To be honest, that page was from a "oopsie" posting of the new HD DVR manual. IIRC, it was up for less than a day. DIRECTV (and other companies) drop these "trial balloons" strategically on their websites to generate excitement and assess interest periodically.

I seem to recall the early HMC prototype (CES 2005) was to have four satellite tuners although that's not confirmed in the press release quoted below.

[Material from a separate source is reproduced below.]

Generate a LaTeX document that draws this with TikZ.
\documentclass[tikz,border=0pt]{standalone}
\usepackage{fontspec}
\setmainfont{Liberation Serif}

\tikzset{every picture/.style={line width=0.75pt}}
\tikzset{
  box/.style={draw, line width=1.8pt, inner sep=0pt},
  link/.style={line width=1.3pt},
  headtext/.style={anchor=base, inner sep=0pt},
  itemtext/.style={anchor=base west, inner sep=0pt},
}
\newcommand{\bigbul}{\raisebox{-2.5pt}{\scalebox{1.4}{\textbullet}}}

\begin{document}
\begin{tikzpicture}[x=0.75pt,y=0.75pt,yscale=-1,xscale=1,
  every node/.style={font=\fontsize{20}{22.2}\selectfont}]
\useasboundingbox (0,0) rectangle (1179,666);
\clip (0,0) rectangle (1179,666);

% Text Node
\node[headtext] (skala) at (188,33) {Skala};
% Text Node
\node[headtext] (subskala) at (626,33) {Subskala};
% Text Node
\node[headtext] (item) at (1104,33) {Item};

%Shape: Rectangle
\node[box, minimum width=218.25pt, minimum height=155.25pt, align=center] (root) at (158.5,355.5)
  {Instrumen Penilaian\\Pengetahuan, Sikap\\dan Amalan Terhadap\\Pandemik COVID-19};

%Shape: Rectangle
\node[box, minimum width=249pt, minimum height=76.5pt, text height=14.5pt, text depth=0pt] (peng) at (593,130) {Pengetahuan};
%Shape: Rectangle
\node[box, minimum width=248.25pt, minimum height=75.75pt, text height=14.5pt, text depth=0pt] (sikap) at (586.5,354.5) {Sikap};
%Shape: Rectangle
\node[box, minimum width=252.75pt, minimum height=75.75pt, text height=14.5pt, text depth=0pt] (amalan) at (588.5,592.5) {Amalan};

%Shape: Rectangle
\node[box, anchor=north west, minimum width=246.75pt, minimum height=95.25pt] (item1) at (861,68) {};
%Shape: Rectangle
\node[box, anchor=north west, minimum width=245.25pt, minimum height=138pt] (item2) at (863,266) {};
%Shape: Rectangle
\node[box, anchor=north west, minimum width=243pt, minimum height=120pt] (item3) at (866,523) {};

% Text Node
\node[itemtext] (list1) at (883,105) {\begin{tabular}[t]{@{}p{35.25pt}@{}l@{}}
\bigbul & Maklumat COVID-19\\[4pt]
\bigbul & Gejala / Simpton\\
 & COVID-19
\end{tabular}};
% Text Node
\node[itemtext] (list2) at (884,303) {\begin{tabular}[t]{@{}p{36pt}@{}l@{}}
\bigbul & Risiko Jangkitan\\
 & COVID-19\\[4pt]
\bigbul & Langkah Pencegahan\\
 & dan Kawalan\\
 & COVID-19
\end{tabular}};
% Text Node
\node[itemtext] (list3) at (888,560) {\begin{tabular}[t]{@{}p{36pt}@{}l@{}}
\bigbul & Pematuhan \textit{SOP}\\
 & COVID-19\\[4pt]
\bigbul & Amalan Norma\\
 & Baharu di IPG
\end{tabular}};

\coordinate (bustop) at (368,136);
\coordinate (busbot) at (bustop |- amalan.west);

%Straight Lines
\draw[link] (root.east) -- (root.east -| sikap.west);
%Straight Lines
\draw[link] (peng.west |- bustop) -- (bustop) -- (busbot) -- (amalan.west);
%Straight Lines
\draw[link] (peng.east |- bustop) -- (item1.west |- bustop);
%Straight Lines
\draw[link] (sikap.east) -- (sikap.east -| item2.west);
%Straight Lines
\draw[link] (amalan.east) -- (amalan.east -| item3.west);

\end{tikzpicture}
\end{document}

http://www.dbstalk.com/showthread.php?p=465033#post465033


----------



## TDK1044 (Apr 8, 2010)

I know it could be argued that with a 5 tuner box, the need for a shared 'to be recorded' list is negated. I would argue though that as a customer who invested in MRV, D* should offer the ability to see what is set to record on each DVR, without having to create a work around involving an investment of hundreds of Dollars on a new DVR. 

D-verse is all well and good, and it will work well in many homes, but some households require the ability for different people to be able to record in different rooms at the same time, without discovering the hard way that the 4 available streams/tuners on the only DVR in the house are already being used.

The next 6 months will be interesting.


----------



## balboadave (Mar 3, 2010)

harsh said:


> I suspect that DIRECTV knows that the database engine in the HR2x is pretty much maxed out and taking on a master ToDo list for addtional DVRs is just too much to ask of the software.
> 
> Imagine setups where there are hundreds of programs available and the software needs to determine what is already there as well as coordinating what is coming. It is a tall order indeed for a 300-400MHz RISC processor with limited RAM and widely acknowledged performance issues.
> 
> I would remind that the 50 series limit is probably at least a nod to these limits.





Drucifer said:


> Not checking, but i must have 130+ spread across my three HR21-100s.





harsh said:


> I'm pretty sure you don't expect that one DVR could handle that load.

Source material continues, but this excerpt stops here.